両市場における金融機関の役割はかなり異なっている。たとえば学生が金融機関に就職しようとすると,ところで君はプライマリー志望なの?セカンダリー志望なの?と聞かれる場合がある。前者は発行市場のことであり,企業の上場や買収を行う投資銀行業務などを指している。一方,後者は流通市場のことであり,株や為替を機動的に売買する資産運用業務などを指している。

  1. ^現先取引やレポ取引などは,その性質上流通市場しか存在しない。

3.取引所取引と相対取引

金融取引には取引所取引相対取引がある。

  • 取引所取引:証券取引所に売買注文を集中させる取引(株式市場など)
  • 相対取引(店頭取引):証券会社などが相手方となって,1対1で行う取引
■ 取引所取引
■ 相対取引
相対取引は通常,どちらかの投資家が銀行や証券会社であるため,店頭取引とも呼ばれる。

一般にイメージされるのは取引所取引だろう。東京証券取引所などに売買注文が集められ,それを突き合わせていく。それに合わせて株価などが目まぐるしく変わっていく。しかし,短期金融市場のコール取引などは一対一の相対取引で行われる。証券取引所などで集中的に決済されているわけではない。たとえば,相対取引の代表例である国債の売買は証券会社が価格を提示し,それでよければ売買成立となる。この価格は証券会社が勝手につけたものだ。そのため,他の証券会社に行けばもっと安く売ってくれたり,もっと高く買い取ってくれたりしてもらえることもある,その点は普通の買い物に近い。

金融論などでは相対取引にも市場という概念が用いられる。もっとも,金融取引ではなくてもアニメ市場は拡大を続け,その規模は2兆円に達しているなどと言われる場合があるだろう。当然,ここでいう「アニメ市場」とはアニメ関連商品取引所のようなところで売買注文が飛び交っているわけではない。相対取引のコール市場もこれと同じだ。コール市場残高とはそれぞれのコール取引残高の合計であり,日銀が公表しているコール金利それぞれのコール取引における金利の平均値である。以下,両取引の簡単に特徴をまとめておく。

取引所取引

  • 不特定多数の投資家が参加しているため,流動性が高く取引価格も公正な場合が多い
  • 取引対象が標準化されているものに限られる

相対取引

  • 交渉で価格が決まるため,やや不透明感がある
  • オーダーメイドの取引が可能
  • 標準化されていないもの,品薄のものなどが取引できる

4.インターバンク市場とオープン市場

短期金融市場は市場参加者という面でインターバンク市場オープン市場に分けられる。

インターバンク市場

■ 大手銀行が集う金融街

金融機関のみが参加できる市場。『インターバンク(銀行間)』とはなっているが,銀行のほか証券会社や保険会社なども参加している[1]。
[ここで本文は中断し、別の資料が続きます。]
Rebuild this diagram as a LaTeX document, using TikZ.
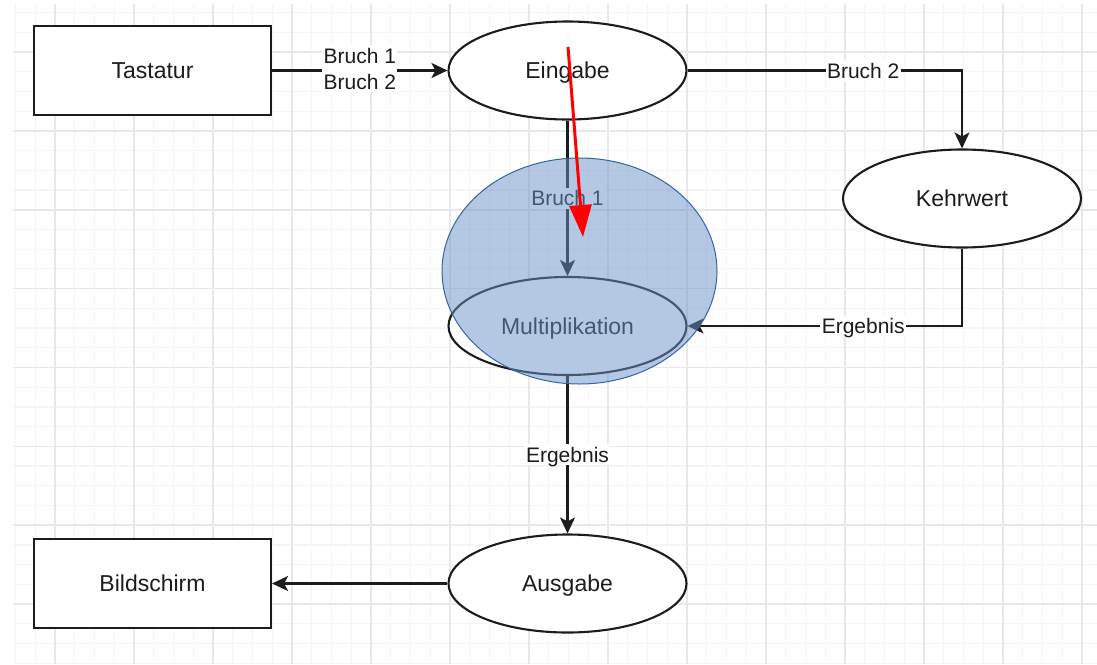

短期金融市場におけるインターバンク市場はコール市場手形市場に分けられるが[2],2000年以降,手形売買取引はほとんど行われていない[3]。したがって,

  • インターバンク市場 ≒ コール市場

と考えてもらって問題ない。

オープン市場

金融機関以外も参加できる市場。具体的には金融機関ではない事業会社が取引に参加している(CD市場など理屈上は個人でも参加できるものもあるが,基本的に法人しか参加していない)。1970年代から始まった金融自由化以降,オープン市場の残高は急激に拡大していった。

  1. ^英語の「Bank」は日本の「銀行」よりもやや広い意味で用いられる。
  2. ^外貨やデリバティブの市場を除く。
  3. ^日銀がオペに使う場合などは除いている。金融機関が相手となる手形取引の残高についてはゼロに近い。